Short problem:
Only the lines from the start of the data through the line containing "2290, 2360, 2425, 2480, 2525, 2565, 2598, 2618, 2630, 2636]" should be written out, exactly as they are, with both ends included and the pictures left out.

*** Data

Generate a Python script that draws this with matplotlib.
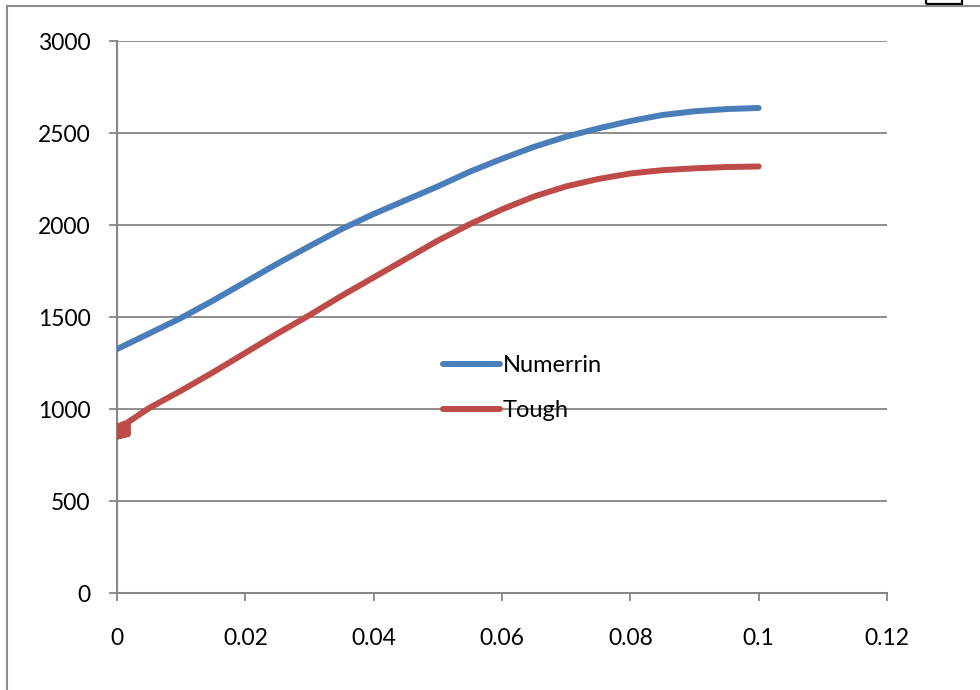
import matplotlib.pyplot as plt
from matplotlib.lines import Line2D
from matplotlib.patches import Rectangle

# data
x_num = [0, 0.005, 0.01, 0.015, 0.02, 0.025, 0.03, 0.035, 0.04, 0.045, 0.05,
         0.055, 0.06, 0.065, 0.07, 0.075, 0.08, 0.085, 0.09, 0.095, 0.1]
y_num = [1326, 1410, 1495, 1590, 1690, 1790, 1885, 1978, 2060, 2135, 2210,
         2290, 2360, 2425, 2480, 2525, 2565, 2598, 2618, 2630, 2636]

# Tough jumps up and down a few times right at the start
x_tough = [0, 0, 0.0004, 0.0004, 0.0008, 0.0008, 0.0012, 0.0012, 0.0017, 0.0017,
           0.005, 0.01, 0.015, 0.02, 0.025, 0.03, 0.035, 0.04, 0.045, 0.05,
           0.055, 0.06, 0.065, 0.07, 0.075, 0.08, 0.085, 0.09, 0.095, 0.1]
y_tough = [848, 905, 852, 910, 855, 915, 858, 921, 862, 928,
           1005, 1100, 1200, 1305, 1410, 1510, 1615, 1715, 1815, 1915,
           2005, 2085, 2155, 2210, 2250, 2280, 2298, 2308, 2315, 2318]

xticks = [0, 0.02, 0.04, 0.06, 0.08, 0.1, 0.12]
xtick_labels = ['0', '0.02', '0.04', '0.06', '0.08', '0.1', '0.12']
yticks = [0, 500, 1000, 1500, 2000, 2500, 3000]

plt.rcParams['font.family'] = ['Lato', 'DejaVu Sans']
grey = '#868686'

fig = plt.figure(figsize=(9.8, 6.9), dpi=100)
ax = fig.add_axes([117 / 980, 1 - 593 / 690, 770 / 980, 552 / 690])

ax.plot(x_num, y_num, color='#4A7EBB', lw=4.3, solid_capstyle='round',
        solid_joinstyle='round', label='Numerrin', zorder=3)
ax.plot(x_tough, y_tough, color='#BE4B48', lw=4.3, solid_capstyle='round',
        solid_joinstyle='round', label='Tough', zorder=3)

ax.set_xlim(0, 0.12)
ax.set_ylim(0, 3000)
ax.set_xticks(xticks)
ax.set_xticklabels(xtick_labels)
ax.set_yticks(yticks)
ax.grid(axis='y', color=grey, lw=1.3)
ax.set_axisbelow(True)

for s in ['top', 'right']:
    ax.spines[s].set_visible(False)
for s in ['left', 'bottom']:
    ax.spines[s].set_color(grey)
    ax.spines[s].set_linewidth(1.5)

ax.tick_params(axis='x', length=5.5, width=1.3, color=grey, pad=20, labelsize=16.5)
ax.tick_params(axis='y', length=6, width=1.3, color=grey, pad=13, labelsize=16.5)

ax.legend(loc='upper left', bbox_to_anchor=(0.4234, 0.431), frameon=False,
          fontsize=17, handlelength=2.4, handletextpad=0.12, labelspacing=1.02,
          borderpad=0, borderaxespad=0)

# chart area border and the small box at the top right
fig.add_artist(Line2D([7 / 980, 7 / 980], [0, 1 - 6 / 690], color='#8c8c8c', lw=1.5))
fig.add_artist(Line2D([7 / 980, 1], [1 - 6 / 690, 1 - 6 / 690], color='#8c8c8c', lw=1.5))
fig.add_artist(Rectangle((926 / 980, 1 - 4 / 690), 36 / 980, 0.02,
                         fill=False, ec='black', lw=1.6))

fig.savefig('out.png', dpi=100)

******

Solution to this task:
Generate a Python script that draws this with matplotlib.
import matplotlib.pyplot as plt
from matplotlib.lines import Line2D
from matplotlib.patches import Rectangle

# data
x_num = [0, 0.005, 0.01, 0.015, 0.02, 0.025, 0.03, 0.035, 0.04, 0.045, 0.05,
         0.055, 0.06, 0.065, 0.07, 0.075, 0.08, 0.085, 0.09, 0.095, 0.1]
y_num = [1326, 1410, 1495, 1590, 1690, 1790, 1885, 1978, 2060, 2135, 2210,
         2290, 2360, 2425, 2480, 2525, 2565, 2598, 2618, 2630, 2636]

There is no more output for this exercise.